# Working with XML and TEI

The Text Encoding Initiative (TEI) is one of the longest standing and robust digital humanities projects. Thanks to the longstanding work of the TEI consortium, scholars have extensive tools at their disposal for encoding the nuances of textual data in a systematic way. Once a text has been organized and encoded, it can sometimes be difficult to tell what might come next for your encoded and shared documents. There are number of possibilities related to display and archiving, but let's take a look at the analytical affordances of such structured data.

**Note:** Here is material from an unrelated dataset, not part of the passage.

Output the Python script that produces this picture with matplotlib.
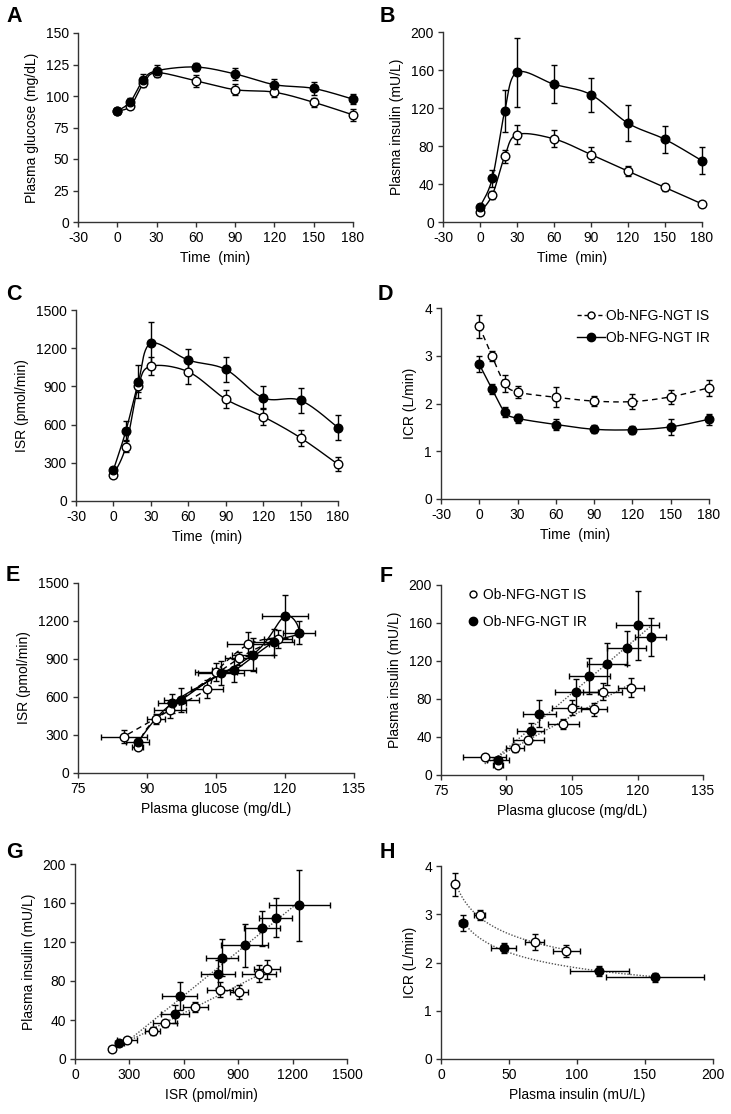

TEI is a flavor of XML, and we can use the same tools to access it that we used in the scraping chapter for HTML. First let's read in some text. We have a TEI encoded version of Dostoevsky's _The Brothers Karamazov_, [available from Project Gutenberg](http://www.gutenberg.org/browse/authors/d#a314).

In [20]:
%load_ext soup

The soup extension is already loaded. To reload it, use:
  %reload_ext soup


In [33]:
# import the BeautifulSoup library
from bs4 import BeautifulSoup

# store the filename of the text.
filename = 'corpus/brothers_karamazov.tei'

# read in the filename, store it temporarily as a variable called text.
with open(filename, 'r') as fin:
    text = fin.read()

# take the text, turn it into a BeautifulSoup object, and store in a variable called tei.
tei = BeautifulSoup(text, 'xml')

We know have access to the encoded text and can manipulate it in much the same way that we would an HTML file. It is worth noting that knowing excatly _what_ to query for depends to a large degree on knowledge of your object of study. No two TEI files will be formatted or encoded in exactly the same way, so you will need to closely examine your materials early on. Let's take a look at the first part of the TEI file.

In [35]:
tei.teiHeader

Note that the source material presented tags to us in camel case, with certain letters capitalized. We had to preserve these same tags when querying the TEI for the teiHeader. Neglecting to do so would return no results:

In [36]:
tei.teiheader

But if we had used a different parser to work with the TEI, a la

BeautifulSoup(text, 'lxml')

instead of

BeautifulSoup(text, 'xml')

The result would have actually flattened out all our capitalization, meaning that preserving the capitalization in our queries would have returned nothing! The bottom line - know your data. Looking at the TEI would tell us that a teiHeader tag exists with data in it, so it must be there somewhere.